His post is at this link: https://forum.saxontheweb.net/showt...th-on-tuning&p=1662181&viewfull=1#post1662181
The rudeness was elsewhere. I see where you are going with this, but I would hesitate to make that assumption because the "stretching" of the harmonic series causing the higher modes to go sharp is not the same as making the sounding length shorter as in the case of the palm keys---although they may be related.I read the thread just now and didn't see anything rude, it must have been elsewhere.
I did glean one very interesting point: that it appears a mouthpiece with a larger internal diameter (what we refer to as "larger chamber" not only will be pushed further on the neck to achieve the same pitch for a given note than a mouthpiece with a smaller internal diameter ("smaller chamber") - but also the second and higher harmonics will actually be higher in pitch. I interpret this to mean that for short tube notes, the inherent tendency to sharpen more when you push the mouthpiece in (due to basic geometry: 1" change in sounding length is a much bigger fraction of a 10" long tube than of a 30" long tube) - will be REINFORCED due to the acoustic characteristics of a large internal diameter chamber!
Did I understand that correctly?
Yeah, what I understood from skimming was that a "large chamber" MP will tend to have wider octaves and twelfths than a "small chamber" one - and then the difference in how sharp notes of different tube lengths get when you push in is (I think) independent of that.The rudeness was elsewhere. I see where you are going with this, but I would hesitate to make that assumption because the "stretching" of the harmonic series causing the higher modes to go sharp is not the same as making the sounding length shorter as in the case of the palm keys---although they may be related.

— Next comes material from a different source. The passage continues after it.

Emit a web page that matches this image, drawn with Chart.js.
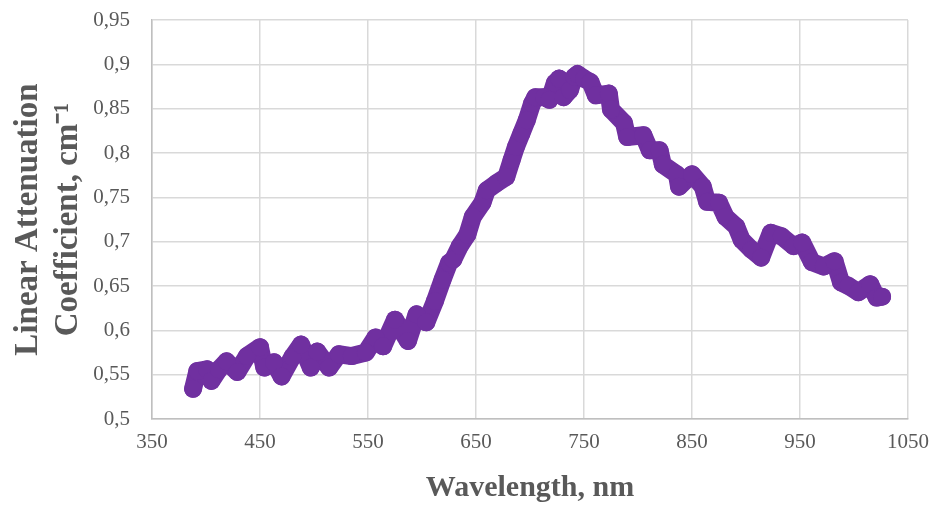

If the chamber is larger you're right, there is more volume inside the mouthpiece, so to get the same tuning it has to be adjusted. Best way to do that (what we do at Syos) is to modify the length of the mouthpiece at the bottom (the shank). The exact volume you gain with increasing the chamber has to be removed by shortening the shank (it's a simple mathematic operation). That explain why our mouthpieces don't have the same length: we usually use 10 different chamber sizes, so each has its corresponding length.My experience has been that the "most in tune to A=440" position of a "large chamber" mouthpiece is closer in than the "most in tune to A-440" position of a "small chamber" mouthpiece. This makes sense theoretically if we believe that the "most in tune" position of a mouthpiece is where its chamber volume (less, of course, what's occupied by the neck) is an approximation of the "missing cone".